Random Access Memory (RAM) is sometimes faulty, which leads to some very strange system crashes. It is though highly recommended to test your system RAM. A several approaches and tools can be used.
Memtest86 and Memtest86+
Memtest86 is a stand-alone RAM tester. It can either be booted from a CD, or from your normal Linux bootloader, such as GRUB or LILO.
Memtest86+ is a forked version of Memtest86 with some features added.
You can either download and install one of this programs from the sites above, or they can be a part of your Linux distribution already.
For Fedora Core, memtest86+ is available:
yum install memtest86+
For Gentoo, both programs are available:
emerge memtest86 emerge memtest86+
To test your system for faulty RAM, install either memtest and reboot into it. Run it for at least a few hours (at least 2-3 iterations). If there will be even a single error reported, you have to change your RAM chips (or, if your system is overclocked, downclock it to normal speed).
Memtester is a userspace utility for testing the memory subsystem for faults. It is a part of some distributions.
For Fedora Core:
yum install memtester
The good thing is you can test your memory without a need to reboot the server, and you can run other programs with it.

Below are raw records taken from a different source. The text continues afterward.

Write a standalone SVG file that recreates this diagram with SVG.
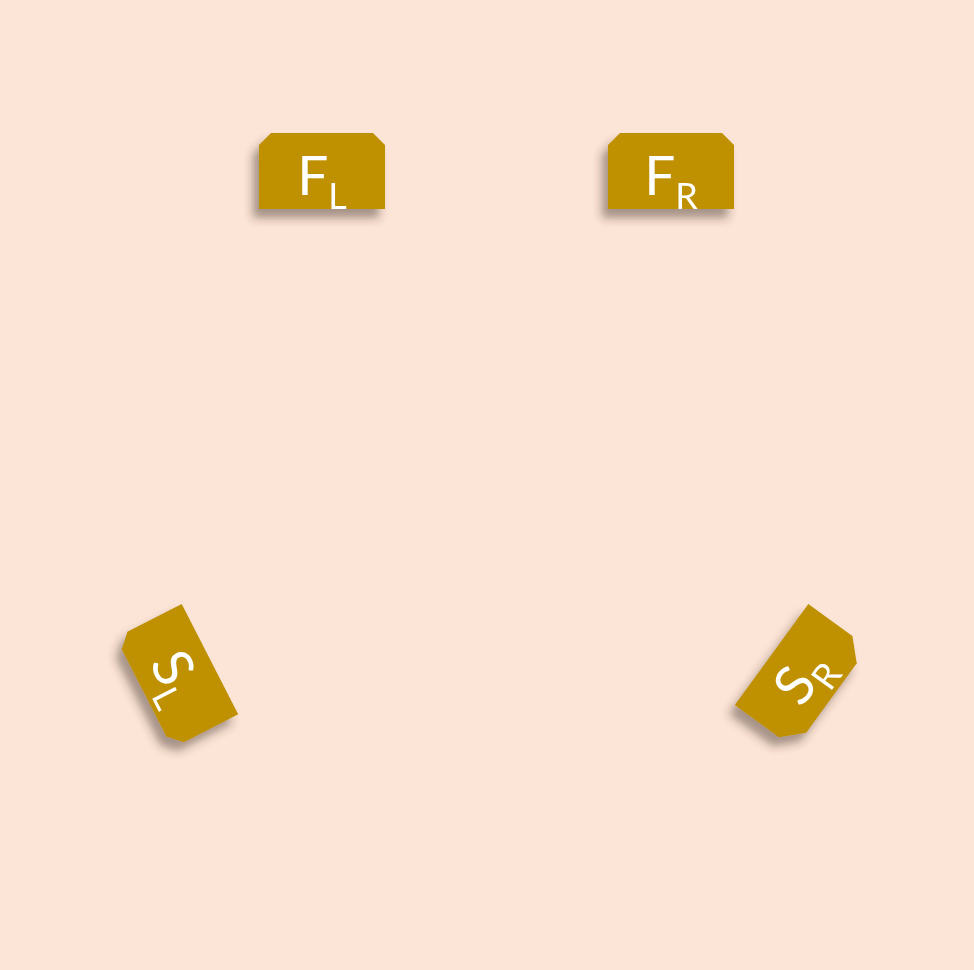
<svg xmlns="http://www.w3.org/2000/svg" width="974" height="970" viewBox="0 0 974 970">
<defs>
<filter id="sh" x="-40%" y="-40%" width="180%" height="180%">
<feDropShadow dx="-6" dy="9" stdDeviation="5" flood-color="#3a2a20" flood-opacity="0.45"/>
</filter>
<style>
.box{fill:#BF9000;}
.lbl{font-family:Lato,"Open Sans","DejaVu Sans",sans-serif;fill:#FFFFFF;font-size:55px;text-anchor:middle;}
.sub{font-size:36px;}
</style>
</defs>
<rect x="0" y="0" width="974" height="970" fill="#FCE4D6"/>
<g id="FL" filter="url(#sh)">
<g transform="translate(322,171)">
<path class="box" d="M-63,38 V-26 L-51,-38 H51 L63,-26 V38 Z"/>
<text class="lbl" x="0" y="24">F<tspan class="sub" dy="13.5">L</tspan></text>
</g>
</g>
<g id="FR" filter="url(#sh)">
<g transform="translate(671,171)">
<path class="box" d="M-63,38 V-26 L-51,-38 H51 L63,-26 V38 Z"/>
<text class="lbl" x="0" y="24">F<tspan class="sub" dy="13.5">R</tspan></text>
</g>
</g>
<g id="SL" filter="url(#sh)">
<g transform="translate(177,676) rotate(62.9)">
<path class="box" d="M-62,-37 H62 V24 L49,37 H-49 L-62,24 Z"/>
<text class="lbl" x="0" y="19">S<tspan class="sub" dy="13.5">L</tspan></text>
</g>
</g>
<g id="SR" filter="url(#sh)">
<g transform="translate(801.5,676.3) rotate(-54)">
<path class="box" d="M-62.5,-37 H62.5 V17.5 L43,37 H-43 L-62.5,17.5 Z"/>
<text class="lbl" x="0" y="19">S<tspan class="sub" dy="13.5">R</tspan></text>
</g>
</g>
<g id="connectors"/>
</svg>
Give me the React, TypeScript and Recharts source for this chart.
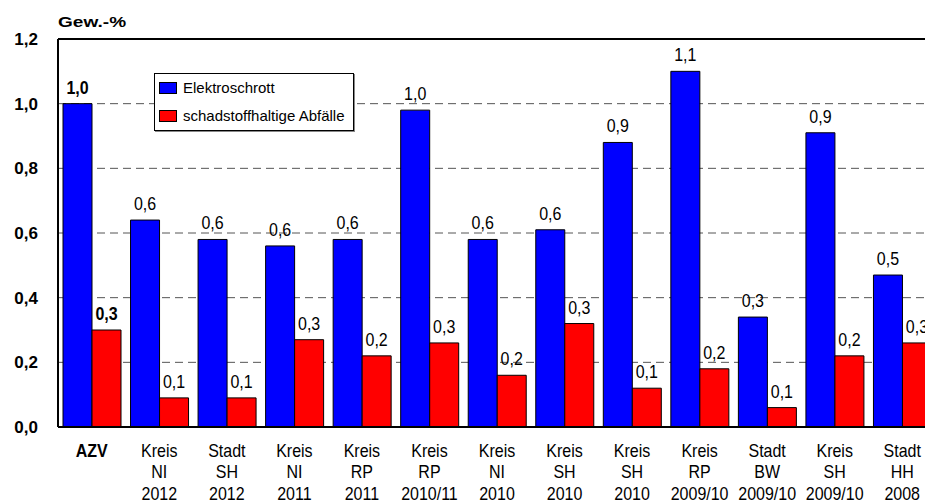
import {
  Bar,
  BarChart,
  CartesianGrid,
  LabelList,
  Legend,
  ReferenceLine,
  XAxis,
  YAxis,
} from "recharts";

// Regions, split into the three lines shown under each group
const regionTypes = ["AZV", "Kreis", "Stadt", "Kreis", "Kreis", "Kreis", "Kreis", "Kreis", "Kreis", "Kreis", "Stadt", "Kreis", "Stadt"];
const regionStates = ["", "NI", "SH", "NI", "RP", "RP", "NI", "SH", "SH", "RP", "BW", "SH", "HH"];
const regionYears = ["", "2012", "2012", "2011", "2011", "2010/11", "2010", "2010", "2010", "2009/10", "2009/10", "2009/10", "2008"];

// Gew.-% in the residual waste
const elektroschrott = [1.0, 0.64, 0.58, 0.56, 0.58, 0.98, 0.58, 0.61, 0.88, 1.1, 0.34, 0.91, 0.47];
const schadstoffe = [0.3, 0.09, 0.09, 0.27, 0.22, 0.26, 0.16, 0.32, 0.12, 0.18, 0.06, 0.22, 0.26];

const yTicks = [0, 0.2, 0.4, 0.6, 0.8, 1.0, 1.2];

const FONT = '"Liberation Sans", Arial, sans-serif';

const data = regionTypes.map((type, i) => ({
  key: i,
  lines: [type, regionStates[i], regionYears[i]].filter(Boolean),
  elektro: elektroschrott[i],
  schadstoff: schadstoffe[i],
}));

const fmt = (v: number) => v.toFixed(1).replace(".", ",");

// stretch text vertically around its own baseline
const tall = (y: number, k: number) => `translate(0 ${y}) scale(1 ${k}) translate(0 ${-y})`;

function CategoryTick({ x, y, payload }: any) {
  const row = data[payload.value];
  return (
    <g>
      {row.lines.map((line, i) => {
        const by = y + 22 + i * 21.5;
        return (
          <text
            key={i}
            x={x}
            y={by}
            transform={tall(by, 1.2)}
            textAnchor="middle"
            fontSize={16}
            fontFamily={FONT}
            fill="#000"
            fontWeight={payload.value === 0 ? "bold" : "normal"}
          >
            {line}
          </text>
        );
      })}
    </g>
  );
}

function ValueTick({ x, y, payload }: any) {
  return (
    <text x={x} y={y} dy={6} textAnchor="end" fontSize={17} fontWeight="bold" fontFamily={FONT} fill="#000">
      {fmt(payload.value)}
    </text>
  );
}

function BarValue({ x, y, width, value, index }: any) {
  const by = y - 10;
  return (
    <text
      x={x + width / 2}
      y={by}
      transform={tall(by, 1.12)}
      textAnchor="middle"
      fontSize={16}
      fontFamily={FONT}
      fontWeight={index === 0 ? "bold" : "normal"}
      fill="#000"
    >
      {fmt(value)}
    </text>
  );
}

function LegendBox({ payload }: any) {
  return (
    <div
      style={{
        background: "#fff",
        border: "1px solid #000",
        boxShadow: "1px 1px 0 #888",
        padding: "0 8px 0 4px",
        fontFamily: FONT,
        fontSize: 15,
        lineHeight: "28px",
      }}
    >
      {(payload || []).map((item: any) => (
        <div key={item.value} style={{ display: "flex", alignItems: "center", whiteSpace: "nowrap" }}>
          <span
            style={{
              display: "inline-block",
              width: 16,
              height: 10,
              background: item.color,
              border: "1px solid #000",
              marginRight: 6,
            }}
          />
          {item.value}
        </div>
      ))}
    </div>
  );
}

export default function App() {
  return (
    <div
      style={{
        position: "fixed",
        left: 0,
        top: 0,
        width: 925,
        height: 502,
        overflow: "hidden",
        background: "#fff",
      }}
    >
      <div
        style={{
          position: "absolute",
          left: 58,
          top: 13,
          fontFamily: FONT,
          fontWeight: "bold",
          fontSize: 15,
          transform: "scaleX(1.27)",
          transformOrigin: "left center",
          zIndex: 2,
        }}
      >
        Gew.-%
      </div>
      <BarChart
        width={960}
        height={502}
        data={data}
        margin={{ top: 39, right: 24, left: 0, bottom: 0 }}
        barCategoryGap={5}
        barGap={0}
      >
        <CartesianGrid vertical={false} stroke="#555" strokeDasharray="8 5" />
        <XAxis
          dataKey="key"
          height={75}
          axisLine={{ stroke: "#000", strokeWidth: 2 }}
          tickLine={false}
          tick={<CategoryTick />}
          interval={0}
        />
        <YAxis
          width={58}
          domain={[0, 1.2]}
          ticks={yTicks}
          axisLine={{ stroke: "#000", strokeWidth: 2 }}
          tickLine={false}
          tickMargin={14}
          tick={<ValueTick />}
        />
        <ReferenceLine y={1.2} stroke="#000" strokeWidth={2} />
        <Legend
          layout="vertical"
          align="center"
          verticalAlign="middle"
          wrapperStyle={{ position: "absolute", left: 154, top: 73, width: "auto" }}
          content={<LegendBox />}
        />
        <Bar dataKey="elektro" name="Elektroschrott" fill="#0000ff" stroke="#000" strokeWidth={1} isAnimationActive={false}>
          <LabelList dataKey="elektro" content={<BarValue />} />
        </Bar>
        <Bar dataKey="schadstoff" name="schadstoffhaltige Abfälle" fill="#ff0000" stroke="#000" strokeWidth={1} isAnimationActive={false}>
          <LabelList dataKey="schadstoff" content={<BarValue />} />
        </Bar>
      </BarChart>
    </div>
  );
}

The bad thing is not all the memory is tested.
Invoke memtester as a root, giving an amount of memory it will test as an argument, e.g.:
# /usr/sbin/memtester 512M
The more memory you will specify the better.
CPU cooling tests
Сpuburn is an utility to burn your CPU as high as possible. It tests your system stability by checking how the CPU and the whole system is working under high temperatures.
For Fedora Core you can get the RPMS from DAG.
For other systems: download tarball from the home page, untar and run.
It is recommended to switch to single-user mode and remount all the partitions read-only, just in case of system hang.
burnBX || echo $? &
for at least 15 minutes. If you have more than one physical CPU, repeat the command. If nothing is happening withing 15-20 minutes, and your system is still responding, you can conclude the test is passed, and kill the process(es):
killall -TERM burnBX
You can also use burnMMX utility:
burnMMX J || echo $? &
Cpuburn author says burnMMX is not optimal for AMD processors; use burnBX if you have AMD.